BROTHER TO BROTHER (Rodney Evans). Tonight (Thursday, February 3) at the Bloor Cinema. For details, see Indie & Rep Film, page 95. Rating: NNN Rating: NNNNN


Brother to brother, about a young gay black artist struggling to find a voice, has won a bunch of awards from various North American gay and lesbian film festivals. So its special fundraising screening by Toronto’s Inside Out Film And Video Fest to mark Black History Month feels appropriate, even if the film itself is a bit stiff.

Perry (Anthony Mackie) is a young, gifted and black student and emerging painter who’s been thrown out of his family’s house, is looking for love and encounters resistance when he brings up gay issues in his black studies class.

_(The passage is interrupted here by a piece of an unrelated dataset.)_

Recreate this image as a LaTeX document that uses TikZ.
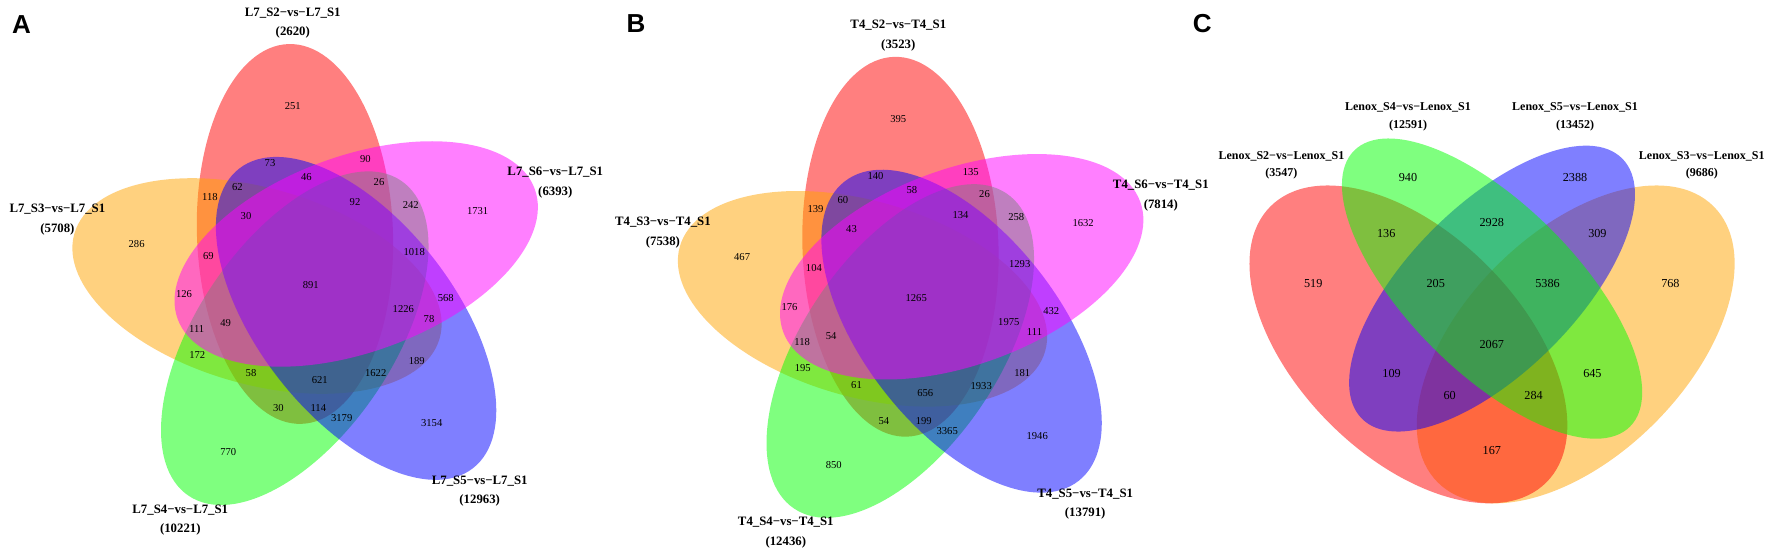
\documentclass[tikz,border=0pt]{standalone}
\usepackage{fontspec}
\setmainfont{Liberation Serif}
\newfontfamily\panelfont{Liberation Sans}

\definecolor{vred}{RGB}{255,0,0}
\definecolor{vorange}{RGB}{255,165,0}
\definecolor{vgreen}{RGB}{0,255,0}
\definecolor{vblue}{RGB}{0,0,255}
\definecolor{vmagenta}{RGB}{255,0,255}

\tikzset{
    setfill/.style={fill=#1, fill opacity=0.5},
    setname/.style={align=center, inner sep=0pt, font=\bfseries\fontsize{12.8}{19.4}\selectfont},
    csetname/.style={align=center, inner sep=0pt, font=\bfseries\fontsize{12}{17.4}\selectfont},
    count/.style={inner sep=0pt, font=\fontsize{10.6}{12}\selectfont},
    ccount/.style={inner sep=0pt, font=\fontsize{12.2}{14}\selectfont},
    panel/.style={inner sep=0pt, font=\panelfont\bfseries\fontsize{26}{26}\selectfont}
}

\begin{document}
\begin{tikzpicture}[x=1pt,y=1pt]
    \fill[white] (0,-559) rectangle (1772,0);
    \useasboundingbox (0,-559) rectangle (1772,0);

    % x/y/count in A/count in B
    \def\quintregions{292.8/106/251/395, 270/163.3/73/140, 365.3/159.3/90/135,
        306.3/177.5/46/58, 237.3/187.3/62/60, 379/181.7/26/26, 210/196.7/118/139,
        355/202/92/134, 410.8/204.7/242/258, 477.6/210.7/1731/1632, 246/216/30/43,
        136.6/244.3/286/467, 208.4/255.7/69/104, 414.2/251.7/1018/1293,
        310.7/285.5/891/1265, 184/294/126/176, 445.7/298.3/568/432,
        403.3/309/1226/1975, 429/319/78/111, 196.7/329.3/111/118, 225.7/323.3/49/54,
        197.3/355/172/195, 416.7/360.7/189/181, 251/372.7/58/61, 375.7/373.3/1622/1933,
        319.7/380/621/656, 278.3/408.3/30/54, 318.3/408.3/114/199,
        341.7/418.3/3179/3365, 431.7/423.3/3154/1946, 228.3/452.3/770/850}
    \def\quadregions{1408/177.7/940, 1575/177.7/2388, 1491.8/222.3/2928,
        1386.2/233.3/136, 1597.4/233.3/309, 1313.2/284/519, 1435.7/284/205,
        1547.5/284/5386, 1670.4/284/768, 1491.8/345/2067, 1391.6/373.3/109,
        1592.4/373.3/645, 1449.6/395.3/60, 1533.6/395.3/284, 1491.8/451/167}

    % A and B: five ellipses, each turned 72 degrees from the last
    \coordinate (cA) at (311.8,-286.1);
    \coordinate (cB) at (917.3,-298.9);
    \foreach \c in {cA,cB}
        \foreach \col/\off in {vred/0,vorange/72,vgreen/144,vblue/216,vmagenta/288}
            \fill[setfill=\col, shift={(\c)}, shift={(107.9+\off:54.8)}, rotate=92+\off]
                (0,0) ellipse [x radius=190, y radius=98];

    % C: four ellipses
    \foreach \col/\x/\y/\a/\b/\r in {vorange/1575.7/-344.4/195.1/111.5/45,
        vred/1408.4/-344.4/195.1/111.5/-45, vblue/1492.05/-288.6/184/83.6/45,
        vgreen/1492.05/-288.6/195.1/83.6/-45}
        \fill[setfill=\col, shift={(\x,\y)}, rotate=\r] (0,0) ellipse [x radius=\a, y radius=\b];

    \node[panel] (lblA) at (21.4,-24.2) {A};
    \node[panel] (lblB) at (635.9,-24) {B};
    \node[panel] (lblC) at (1202.2,-24) {C};

    % set names, B sits 605.5 right and 12.8 down of A
    \foreach \x/\y/\s/\na/\nb [count=\i] in {292.8/23/S2/2620/3523, 57.4/219.7/S3/5708/7538,
        555.3/182.7/S6/6393/7814, 180.3/520/S4/10221/12436, 479.7/491.2/S5/12963/13791} {
        \node[setname] (sa\i) at (\x,-\y) {L7\_\s−vs−L7\_S1\\(\na)};
        \node[setname] (sb\i) at ([shift={(605.5,-12.8)}]\x,-\y) {T4\_\s−vs−T4\_S1\\(\nb)};
    }
    \foreach \x/\y/\s/\n [count=\i] in {1281.4/165.5/S2/3547, 1408/117/S4/12591,
        1575/117/S5/13452, 1701.8/165.5/S3/9686}
        \node[csetname] (sc\i) at (\x,-\y) {Lenox\_\s−vs−Lenox\_S1\\(\n)};

    \foreach \x/\y/\na/\nb [count=\i] in \quintregions {
        \node[count] (a\i) at (\x,-\y) {\na};
        \node[count] (b\i) at ([shift={(605.5,-12.8)}]\x,-\y) {\nb};
    }
    \foreach \x/\y/\n [count=\i] in \quadregions
        \node[ccount] (c\i) at (\x,-\y) {\n};
\end{tikzpicture}
\end{document}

While Perry’s hanging with his straight homie Marcus, an aspiring spoken word artist, an older man lays down some rhymes on the two. Later, Perry recognizes this man as an inhabitant of the homeless shelter where he works and discovers that he’s Bruce Nugent, a lesser-known survivor from the legendary Harlem Renaissance artistic movement.

What follows is your basic wise-old-queen-instructs-naive-young-upstart narrative, with all the important lessons that genre implies: Remember where you’ve come from. We’ve been through these struggles — and more — before. Do us proud.

The film’s heavy-handedness is saved partly by Roger Robinson’s flirty, winking performance as Nugent.

The best scenes are Nugent’s flashbacks to the 1930s, as he, Langston Hughes, Wallace Thurman, Zora Neale Hurston and others fight against both the white artistic establishment and the burgeoning bourgeois black community to put together their controversial journal Fire.

Writer/director Rodney Evans films these sequences in black-and-white, and they’re full of impassioned talk, great fashions and exciting sexual gropings and groupings. There’s a terrific crosscut scene in which a white publisher instructs writers Hurston (Aunjanue Ellis) and Thurman (the intense Ray Ford) that they must make concessions in their writing.

Compared to these scenes, Perry’s problems about racist white boys and homophobic black boys seem trivial.

You get the feeling that Evans himself believes this, and that he really wants to create a full-length, bigger-budget feature set completely in the Harlem Renaissance. Title: Mr. Hughes And The Vicious Circle?